- 4 ounces wide rice noodles
- 1.5–2 tablespoons low sodium soy sauce, using more or less to taste
- 1 tablespoons fish sauce
- 1 tablespoons white vinegar
- 1.5 tablespoons honey or maple
- 0.13–0.5 teaspoon chili flakes, plus more for serving
- 0.5 pound raw jumbo shrimp, peeled and deveined
- 1.5 tablespoons peanut oil or extra virgin olive oil
- 2–3 cloves garlic, finely chopped or grated
- 1.5 tablespoons salted butter
- 1–1.5 eggs, beaten
- 1 cups bean sprouts or chopped baby bok coy (or other greens)
- 2 green onions, chopped, plus more for serving
- 0.13 cup roasted peanuts, chopped
- Thai or regular basil and limes, for serving
1. Cook the rice noodles according to packaged directions.
2. To make the sauce. In a small bowl, combine the soy sauce, fish sauce, vinegar, honey, and chili flakes.
3. Heat the olive oil in a large skillet over medium heat. When the oil shimmers, add the shrimp and sear on both sides until pink, 2-3 minutes. Add the butter, garlic, a pinch of both chili flakes and black pepper. Continue to cook the shrimp in the butter until the garlic begins to caramelize and turn light golden brown, another 1-2 minutes.
4. Add the noodles and sauce, tossing to combine. Cook until the noodles are warmed through and begin soaking up the sauce, about 1 minute. Push the noodles to one side of the skillet and add the eggs to the other side.
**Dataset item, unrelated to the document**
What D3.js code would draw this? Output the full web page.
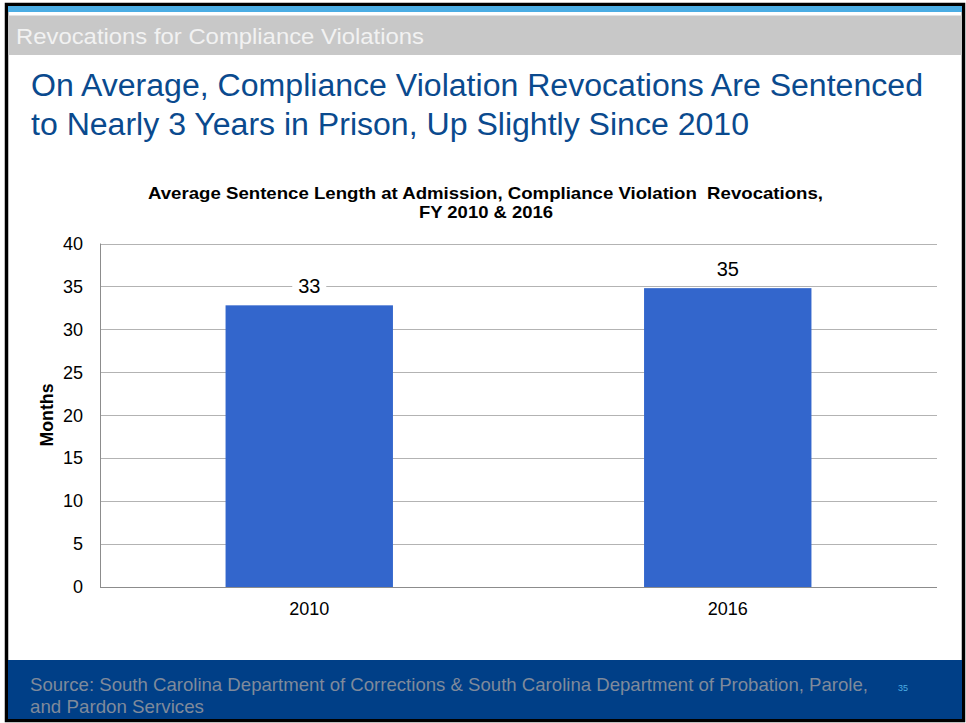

Let cook until the edges start to set, 1 minute. Roughly scramble the egg, then toss with the noodles. Remove from the heat. Add the bean sprouts and green onions, toss to combine.
5. Divide the noodles and shrimp between plates. Top with basil, green onions, peanuts, and chili flakes. Add a squeeze of lime juice.